>> start

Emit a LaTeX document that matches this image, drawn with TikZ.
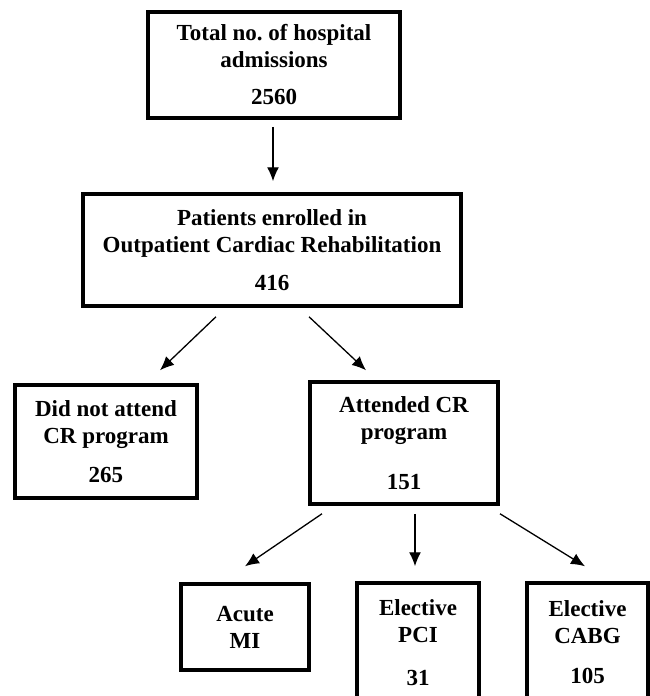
\documentclass[tikz,border=0pt]{standalone}
\usepackage{fontspec}
\setmainfont{Liberation Serif}
\usepackage{tikz}
\usetikzlibrary{arrows.meta,calc}
\frenchspacing

\begin{document}
\begin{tikzpicture}[x=1pt,y=-1pt,
      box/.style={draw,line width=3.5pt,align=center,inner sep=0pt,font=\fontsize{23}{27}\selectfont\bfseries},
      arr/.style={line width=1.3pt,-{Latex[length=14pt,width=12pt]}}
    ]
      \clip (0,0) rectangle (650,696);
      % Top level
      \node[box,minimum width=252pt,minimum height=106pt] (tot) at (274,65) {Total no. of hospital\\admissions\\[10pt]2560};
      \node[box,minimum width=378pt,minimum height=112pt] (enr) at (272,250) {Patients enrolled in\\Outpatient Cardiac Rehabilitation\\[11pt]416};
      % Second level
      \node[box,minimum width=182pt,minimum height=113pt] (dna) at (106,441.5) {Did not attend\\CR program\\[12pt]265};
      \node[box,minimum width=188pt,minimum height=122pt] (att) at (404,443) {Attended CR\\program\\[23pt]151};
      % Third level (bottom boxes run past the page edge)
      \node[box,minimum width=128pt,minimum height=86pt] (ami) at (245,627) {Acute\\MI};
      \node[box,minimum width=122pt,minimum height=120pt] (pci) at (418,643) {Elective\\PCI\\[16pt]31};
      \node[box,minimum width=121pt,minimum height=118pt] (cabg) at (587.5,642) {Elective\\CABG\\[13pt]105};
      % Arrows
      \draw[arr] ($(tot.south)+(-1,7)$) -- ($(enr.north)+(1,-11)$);
      \draw[arr] ($(enr.south)+(-56,9)$) -- ($(dna.north)+(54,-13)$);
      \draw[arr] ($(enr.south)+(37,9)$) -- ($(att.north)+(-38,-10)$);
      \draw[arr] ($(att.south)+(-82,8)$) -- ($(ami.north)+(0,-16)$);
      \draw[arr] ($(att.south)+(11,8)$) -- ($(pci.north)+(-3,-15)$);
      \draw[arr] ($(att.south)+(96,8)$) -- ($(cabg.north)+(-2.5,-15)$);
    \end{tikzpicture}
\end{document}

>> end

__Work to complete__
Without including any pictures, print all of the material exactly as given.

__Written response__
Emit a LaTeX document that matches this image, drawn with TikZ.
\documentclass[tikz,border=0pt]{standalone}
\usepackage{fontspec}
\setmainfont{Liberation Serif}
\usepackage{tikz}
\usetikzlibrary{arrows.meta,calc}
\frenchspacing

\begin{document}
\begin{tikzpicture}[x=1pt,y=-1pt,
      box/.style={draw,line width=3.5pt,align=center,inner sep=0pt,font=\fontsize{23}{27}\selectfont\bfseries},
      arr/.style={line width=1.3pt,-{Latex[length=14pt,width=12pt]}}
    ]
      \clip (0,0) rectangle (650,696);
      % Top level
      \node[box,minimum width=252pt,minimum height=106pt] (tot) at (274,65) {Total no. of hospital\\admissions\\[10pt]2560};
      \node[box,minimum width=378pt,minimum height=112pt] (enr) at (272,250) {Patients enrolled in\\Outpatient Cardiac Rehabilitation\\[11pt]416};
      % Second level
      \node[box,minimum width=182pt,minimum height=113pt] (dna) at (106,441.5) {Did not attend\\CR program\\[12pt]265};
      \node[box,minimum width=188pt,minimum height=122pt] (att) at (404,443) {Attended CR\\program\\[23pt]151};
      % Third level (bottom boxes run past the page edge)
      \node[box,minimum width=128pt,minimum height=86pt] (ami) at (245,627) {Acute\\MI};
      \node[box,minimum width=122pt,minimum height=120pt] (pci) at (418,643) {Elective\\PCI\\[16pt]31};
      \node[box,minimum width=121pt,minimum height=118pt] (cabg) at (587.5,642) {Elective\\CABG\\[13pt]105};
      % Arrows
      \draw[arr] ($(tot.south)+(-1,7)$) -- ($(enr.north)+(1,-11)$);
      \draw[arr] ($(enr.south)+(-56,9)$) -- ($(dna.north)+(54,-13)$);
      \draw[arr] ($(enr.south)+(37,9)$) -- ($(att.north)+(-38,-10)$);
      \draw[arr] ($(att.south)+(-82,8)$) -- ($(ami.north)+(0,-16)$);
      \draw[arr] ($(att.south)+(11,8)$) -- ($(pci.north)+(-3,-15)$);
      \draw[arr] ($(att.south)+(96,8)$) -- ($(cabg.north)+(-2.5,-15)$);
    \end{tikzpicture}
\end{document}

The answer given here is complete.